Gratz PP, El-Koussy M, Hsieh K, von Arx S, Mono ML, Heldner MR, et al. Preexisting Cerebral Microbleeds on Susceptibility-Weighted Magnetic Resonance Imaging and Post-Thrombolysis Bleeding Risk in 392 Patients. Stroke. 2014
Deepa P. Bhupali, MD
Jung et al. explore the topic of whether cerebral microbleeds (CMB) increase the risk of hemorrhage after receiving IV tPA or endovascular reperfusion therapy. Specifically, they used pre-treatment susceptibility-weighted MR to identify CMB and then reimaged patients after they had IV thrombolysis, endovascular therapy, or IV thrombolysis followed by endovascular therapy. They found that CMB detected on pretreatment SWI did not increase the risk for symptomatic or asymptomatic intracerebral hemorrhage.

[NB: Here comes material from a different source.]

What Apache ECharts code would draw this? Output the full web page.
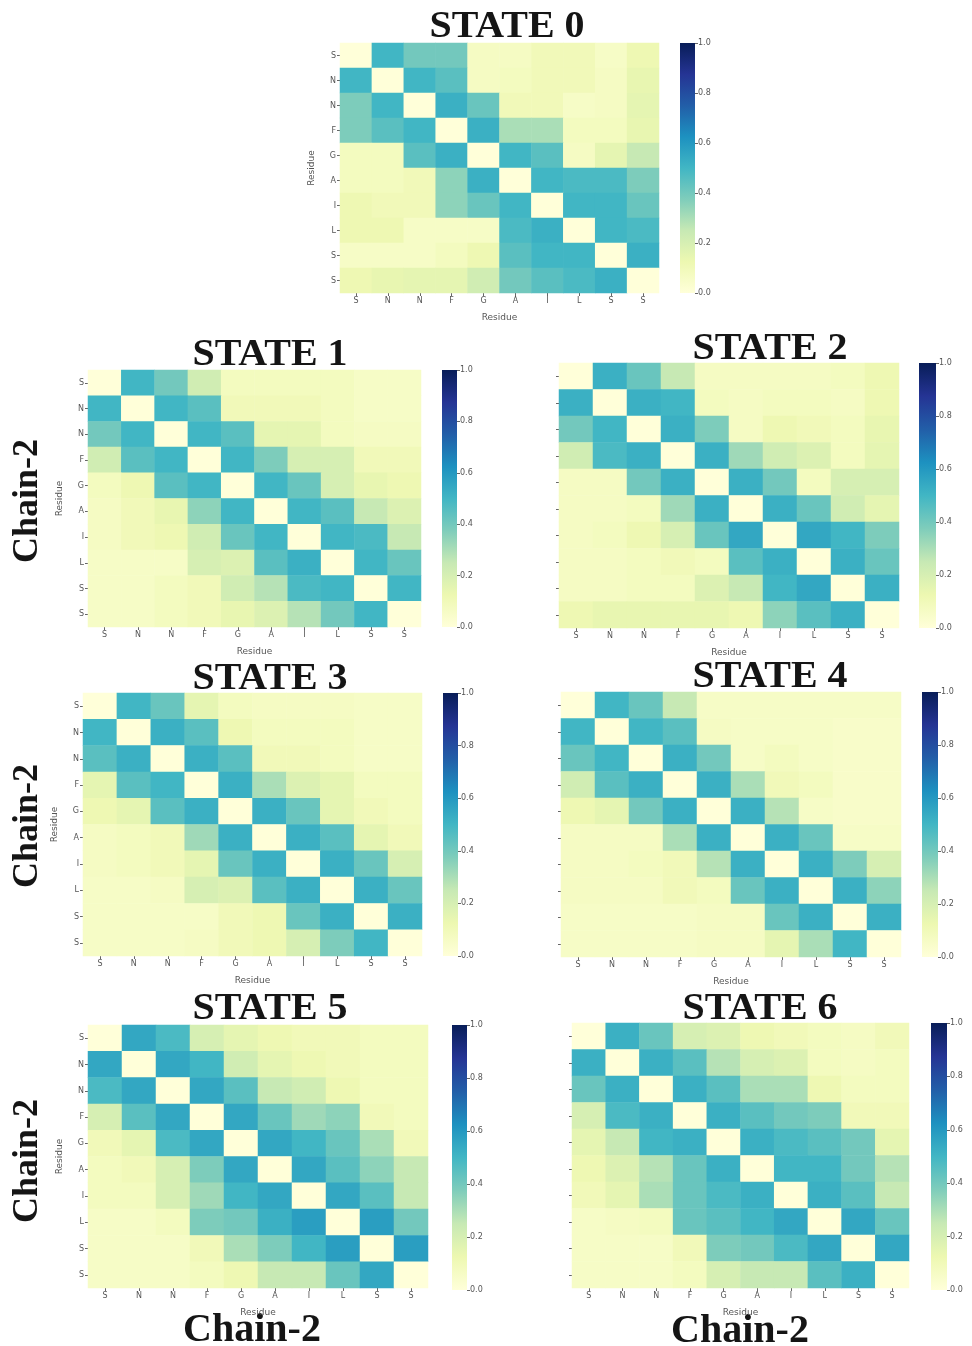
<!DOCTYPE html>
<html>
<head>
<meta charset="utf-8">
<script src="https://cdn.jsdelivr.net/npm/echarts@6/dist/echarts.min.js"></script>
<style>
  html, body { margin: 0; padding: 0; background: #ffffff; }
  #chart { width: 972px; height: 1346px; }
</style>
</head>
<body>
<div id="chart"></div>
<script>
// Residue sequence shared by both axes of every contact map
const RESIDUES = ['S', 'N', 'N', 'F', 'G', 'A', 'I', 'L', 'S', 'S'];

// Contact probability matrices (rows top→bottom, columns left→right)
const STATE_0 = [
  [0.00, 0.50, 0.40, 0.40, 0.07, 0.07, 0.10, 0.10, 0.06, 0.12],
  [0.50, 0.00, 0.50, 0.45, 0.07, 0.08, 0.10, 0.10, 0.07, 0.14],
  [0.38, 0.50, 0.00, 0.52, 0.42, 0.10, 0.10, 0.06, 0.07, 0.15],
  [0.38, 0.45, 0.50, 0.00, 0.52, 0.30, 0.30, 0.08, 0.08, 0.14],
  [0.08, 0.08, 0.45, 0.52, 0.00, 0.50, 0.45, 0.07, 0.15, 0.25],
  [0.08, 0.08, 0.10, 0.35, 0.52, 0.00, 0.50, 0.48, 0.48, 0.38],
  [0.12, 0.10, 0.10, 0.35, 0.42, 0.50, 0.00, 0.50, 0.50, 0.42],
  [0.12, 0.12, 0.06, 0.06, 0.06, 0.48, 0.52, 0.00, 0.50, 0.48],
  [0.06, 0.06, 0.06, 0.08, 0.12, 0.45, 0.50, 0.50, 0.00, 0.52],
  [0.12, 0.14, 0.15, 0.15, 0.22, 0.40, 0.45, 0.48, 0.52, 0.00]
];
const STATE_1 = [
  [0.00, 0.50, 0.40, 0.22, 0.08, 0.08, 0.08, 0.08, 0.06, 0.06],
  [0.50, 0.00, 0.50, 0.45, 0.10, 0.10, 0.10, 0.08, 0.06, 0.06],
  [0.40, 0.50, 0.00, 0.50, 0.45, 0.15, 0.15, 0.08, 0.07, 0.07],
  [0.22, 0.45, 0.50, 0.00, 0.50, 0.38, 0.20, 0.20, 0.10, 0.10],
  [0.08, 0.12, 0.45, 0.50, 0.00, 0.50, 0.42, 0.20, 0.14, 0.12],
  [0.07, 0.10, 0.14, 0.35, 0.50, 0.00, 0.50, 0.45, 0.25, 0.18],
  [0.07, 0.10, 0.12, 0.22, 0.42, 0.50, 0.00, 0.50, 0.48, 0.25],
  [0.06, 0.06, 0.06, 0.20, 0.18, 0.45, 0.52, 0.00, 0.50, 0.42],
  [0.06, 0.06, 0.08, 0.10, 0.22, 0.28, 0.48, 0.50, 0.00, 0.50],
  [0.06, 0.06, 0.08, 0.10, 0.14, 0.18, 0.28, 0.40, 0.50, 0.00]
];
const STATE_2 = [
  [0.00, 0.52, 0.42, 0.25, 0.07, 0.07, 0.07, 0.07, 0.08, 0.12],
  [0.52, 0.00, 0.52, 0.50, 0.08, 0.07, 0.08, 0.08, 0.07, 0.12],
  [0.40, 0.50, 0.00, 0.52, 0.38, 0.07, 0.12, 0.10, 0.08, 0.14],
  [0.22, 0.48, 0.52, 0.00, 0.52, 0.32, 0.22, 0.18, 0.08, 0.15],
  [0.07, 0.07, 0.40, 0.52, 0.00, 0.52, 0.40, 0.08, 0.20, 0.20],
  [0.07, 0.07, 0.08, 0.32, 0.52, 0.00, 0.52, 0.42, 0.22, 0.15],
  [0.07, 0.08, 0.12, 0.20, 0.42, 0.55, 0.00, 0.55, 0.50, 0.38],
  [0.07, 0.07, 0.08, 0.10, 0.08, 0.45, 0.52, 0.00, 0.52, 0.42],
  [0.07, 0.07, 0.08, 0.08, 0.18, 0.25, 0.50, 0.55, 0.00, 0.52],
  [0.12, 0.14, 0.14, 0.14, 0.14, 0.12, 0.35, 0.45, 0.52, 0.00]
];
const STATE_3 = [
  [0.00, 0.50, 0.42, 0.15, 0.08, 0.07, 0.07, 0.07, 0.06, 0.06],
  [0.50, 0.00, 0.52, 0.45, 0.12, 0.08, 0.08, 0.08, 0.06, 0.06],
  [0.45, 0.52, 0.00, 0.52, 0.45, 0.10, 0.10, 0.08, 0.06, 0.06],
  [0.15, 0.45, 0.50, 0.00, 0.52, 0.30, 0.18, 0.15, 0.08, 0.08],
  [0.12, 0.15, 0.45, 0.52, 0.00, 0.52, 0.42, 0.15, 0.10, 0.08],
  [0.07, 0.08, 0.10, 0.32, 0.52, 0.00, 0.52, 0.45, 0.15, 0.10],
  [0.07, 0.08, 0.10, 0.15, 0.42, 0.52, 0.00, 0.52, 0.42, 0.20],
  [0.06, 0.06, 0.07, 0.20, 0.18, 0.45, 0.52, 0.00, 0.52, 0.42],
  [0.06, 0.06, 0.06, 0.06, 0.10, 0.12, 0.42, 0.52, 0.00, 0.52],
  [0.06, 0.06, 0.06, 0.07, 0.10, 0.12, 0.20, 0.38, 0.50, 0.00]
];
const STATE_4 = [
  [0.00, 0.50, 0.42, 0.25, 0.06, 0.06, 0.06, 0.06, 0.06, 0.06],
  [0.50, 0.00, 0.50, 0.45, 0.07, 0.06, 0.06, 0.06, 0.05, 0.05],
  [0.42, 0.50, 0.00, 0.52, 0.40, 0.06, 0.08, 0.06, 0.05, 0.05],
  [0.22, 0.45, 0.52, 0.00, 0.52, 0.30, 0.10, 0.08, 0.05, 0.05],
  [0.12, 0.15, 0.40, 0.52, 0.00, 0.52, 0.28, 0.06, 0.05, 0.05],
  [0.07, 0.07, 0.07, 0.30, 0.52, 0.00, 0.52, 0.42, 0.06, 0.06],
  [0.07, 0.07, 0.08, 0.10, 0.28, 0.52, 0.00, 0.52, 0.38, 0.20],
  [0.07, 0.07, 0.07, 0.10, 0.08, 0.42, 0.52, 0.00, 0.52, 0.35],
  [0.06, 0.06, 0.06, 0.06, 0.07, 0.07, 0.42, 0.52, 0.00, 0.52],
  [0.06, 0.06, 0.06, 0.06, 0.07, 0.07, 0.15, 0.30, 0.50, 0.00]
];
const STATE_5 = [
  [0.00, 0.55, 0.48, 0.20, 0.15, 0.12, 0.10, 0.10, 0.08, 0.08],
  [0.55, 0.00, 0.55, 0.50, 0.22, 0.15, 0.12, 0.10, 0.08, 0.08],
  [0.48, 0.55, 0.00, 0.55, 0.45, 0.25, 0.22, 0.12, 0.08, 0.08],
  [0.20, 0.45, 0.55, 0.00, 0.55, 0.42, 0.32, 0.35, 0.10, 0.08],
  [0.10, 0.15, 0.48, 0.55, 0.00, 0.55, 0.50, 0.42, 0.30, 0.10],
  [0.08, 0.10, 0.20, 0.38, 0.55, 0.00, 0.55, 0.45, 0.35, 0.25],
  [0.08, 0.08, 0.20, 0.32, 0.50, 0.55, 0.00, 0.55, 0.45, 0.25],
  [0.06, 0.06, 0.08, 0.38, 0.40, 0.52, 0.58, 0.00, 0.58, 0.40],
  [0.06, 0.06, 0.06, 0.10, 0.30, 0.38, 0.50, 0.58, 0.00, 0.58],
  [0.06, 0.06, 0.06, 0.08, 0.12, 0.25, 0.25, 0.42, 0.55, 0.00]
];
const STATE_6 = [
  [0.00, 0.52, 0.42, 0.20, 0.18, 0.12, 0.10, 0.08, 0.07, 0.10],
  [0.52, 0.00, 0.52, 0.45, 0.28, 0.20, 0.18, 0.08, 0.07, 0.08],
  [0.42, 0.52, 0.00, 0.52, 0.45, 0.30, 0.30, 0.12, 0.08, 0.08],
  [0.20, 0.48, 0.52, 0.00, 0.52, 0.45, 0.40, 0.38, 0.10, 0.10],
  [0.15, 0.25, 0.50, 0.52, 0.00, 0.52, 0.48, 0.45, 0.40, 0.15],
  [0.12, 0.18, 0.28, 0.42, 0.52, 0.00, 0.50, 0.50, 0.40, 0.28],
  [0.10, 0.15, 0.30, 0.42, 0.48, 0.52, 0.00, 0.52, 0.45, 0.25],
  [0.06, 0.07, 0.08, 0.42, 0.45, 0.50, 0.55, 0.00, 0.55, 0.42],
  [0.06, 0.06, 0.06, 0.10, 0.38, 0.40, 0.48, 0.55, 0.00, 0.55],
  [0.06, 0.06, 0.06, 0.08, 0.20, 0.25, 0.25, 0.45, 0.52, 0.00]
];

const TITLES = ['STATE 0', 'STATE 1', 'STATE 2', 'STATE 3', 'STATE 4', 'STATE 5', 'STATE 6'];
const MATRICES = [STATE_0, STATE_1, STATE_2, STATE_3, STATE_4, STATE_5, STATE_6];

// YlGnBu colour ramp from 0 to 1
const YLGNBU = ['#ffffd9', '#edf8b1', '#c7e9b4', '#7fcdbb', '#41b6c4', '#1d91c0', '#225ea8', '#253494', '#081d58'];

// Panel placement: heatmap box, colour bar box, title centre, y labels shown
const LAYOUT = [
  { heat: [340, 43, 319, 250],  cb: [680, 43, 15, 250],  title: [507, 27],   yLabels: true },
  { heat: [88, 370, 333, 257],  cb: [442, 370, 15, 257], title: [270, 355],  yLabels: true },
  { heat: [559, 363, 340, 265], cb: [919, 363, 17, 265], title: [770, 349],  yLabels: false },
  { heat: [83, 693, 339, 263],  cb: [443, 693, 15, 263], title: [270, 679],  yLabels: true },
  { heat: [561, 692, 340, 265], cb: [922, 692, 16, 265], title: [770, 677],  yLabels: false },
  { heat: [88, 1025, 340, 263], cb: [452, 1025, 15, 265], title: [270, 1009], yLabels: true },
  { heat: [572, 1023, 337, 265], cb: [931, 1023, 16, 267], title: [760, 1009], yLabels: false }
];

const LABEL_GREY = '#555';
const grids = [], xAxes = [], yAxes = [], series = [], graphics = [];
const heatIdx = [];

MATRICES.forEach((m, p) => {
  const L = LAYOUT[p];
  const gH = grids.length;
  grids.push({ left: L.heat[0], top: L.heat[1], width: L.heat[2], height: L.heat[3] });
  const gC = grids.length;
  grids.push({ left: L.cb[0], top: L.cb[1], width: L.cb[2], height: L.cb[3] });

  const cats = RESIDUES.map((_, k) => 'r' + k);
  xAxes.push({
    gridIndex: gH, type: 'category', data: cats,
    name: 'Residue', nameLocation: 'middle', nameGap: 20,
    nameTextStyle: { fontSize: 9, color: LABEL_GREY, fontFamily: 'DejaVu Sans' },
    axisLine: { show: false },
    axisTick: { show: true, alignWithLabel: true, length: 3, lineStyle: { color: '#666' } },
    axisLabel: { fontSize: 8, color: LABEL_GREY, margin: 4, fontFamily: 'DejaVu Sans',
                 formatter: (v, i) => RESIDUES[i] },
    splitLine: { show: false }
  });
  yAxes.push({
    gridIndex: gH, type: 'category', data: cats, inverse: true,
    name: L.yLabels ? 'Residue' : '', nameLocation: 'middle', nameGap: 24,
    nameTextStyle: { fontSize: 9, color: LABEL_GREY, fontFamily: 'DejaVu Sans' },
    axisLine: { show: false },
    axisTick: { show: true, alignWithLabel: true, length: 3, lineStyle: { color: '#666' } },
    axisLabel: { show: L.yLabels, fontSize: 8, color: LABEL_GREY, margin: 4, fontFamily: 'DejaVu Sans',
                 formatter: (v, i) => RESIDUES[i] },
    splitLine: { show: false }
  });

  const cells = [];
  m.forEach((row, r) => row.forEach((v, c) => cells.push([c, r, v])));
  heatIdx.push(series.length);
  series.push({
    type: 'heatmap', xAxisIndex: xAxes.length - 1, yAxisIndex: yAxes.length - 1,
    data: cells, silent: true, progressive: 0
  });

  // Colour bar drawn as a single bar spanning 0..1 on its own value axis
  xAxes.push({ gridIndex: gC, type: 'category', data: ['cb'], show: false });
  yAxes.push({
    gridIndex: gC, type: 'value', min: 0, max: 1, interval: 0.2, position: 'right',
    axisLine: { show: false },
    axisTick: { show: true, length: 3, lineStyle: { color: '#666' } },
    axisLabel: { fontSize: 8, color: LABEL_GREY, margin: 3, fontFamily: 'DejaVu Sans',
                 formatter: v => v.toFixed(1) },
    splitLine: { show: false }
  });
  series.push({
    type: 'bar', xAxisIndex: xAxes.length - 1, yAxisIndex: yAxes.length - 1,
    data: [1], barWidth: '100%', silent: true,
    itemStyle: {
      color: new echarts.graphic.LinearGradient(0, 1, 0, 0,
        YLGNBU.map((c, k) => ({ offset: k / (YLGNBU.length - 1), color: c })))
    }
  });

  graphics.push({
    type: 'text', x: L.title[0], y: L.title[1], scaleX: 1.08,
    style: { text: TITLES[p], font: 'bold 37px "Liberation Serif"', fill: '#151515',
             align: 'center', verticalAlign: 'middle' }
  });
});

// Chain labels: rotated along the left column and under the bottom row
const CHAIN = 'Chain-2';
[[28, 501], [28, 826], [28, 1161]].forEach(([x, y]) => {
  graphics.push({
    type: 'text', x: x, y: y, rotation: Math.PI / 2,
    style: { text: CHAIN, font: 'bold 36px "Liberation Serif"', fill: '#151515',
             align: 'center', verticalAlign: 'middle' }
  });
});
[[252, 1331], [740, 1332]].forEach(([x, y]) => {
  graphics.push({
    type: 'text', x: x, y: y,
    style: { text: CHAIN, font: 'bold 40px "Liberation Serif"', fill: '#151515',
             align: 'center', verticalAlign: 'middle' }
  });
});

const chart = echarts.init(document.getElementById('chart'), null, { renderer: 'canvas' });
chart.setOption({
  animation: false,
  backgroundColor: '#ffffff',
  grid: grids,
  xAxis: xAxes,
  yAxis: yAxes,
  visualMap: {
    type: 'continuous', min: 0, max: 1, show: false,
    seriesIndex: heatIdx,
    inRange: { color: YLGNBU }
  },
  series: series,
  graphic: graphics
});
</script>
</body>
</html>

There have been a few studies that have looked at the relationship between CMB, thrombolysis and the risk of ICH. The data are not consistent and, at this point, do not affect our decision making process when considering patients for thrombolysis. The research by Jung’s team is thoughtful but has largely left the issue of CMB and post-thrombolysis ICH unresolved. As the authors point out, one of the major limiting factors of their work was the fact that it was underpowered which leads to somewhat inconclusive information. Furthermore, their data suggest that even if there is a risk, whatever that risk may be, it is too small to change our approach to thrombolysis.
Regarding post-thrombolysis hemorrhage, we know that in addition to the thrombolytic therapy, risk factors for clinically significant hemorrhagic transformation are stroke size, stroke severity and age. It is difficult to know what to make of CMB; however, for now, it is clear that they should not influence our decisions regarding thrombolytic therapy in the acute stroke setting.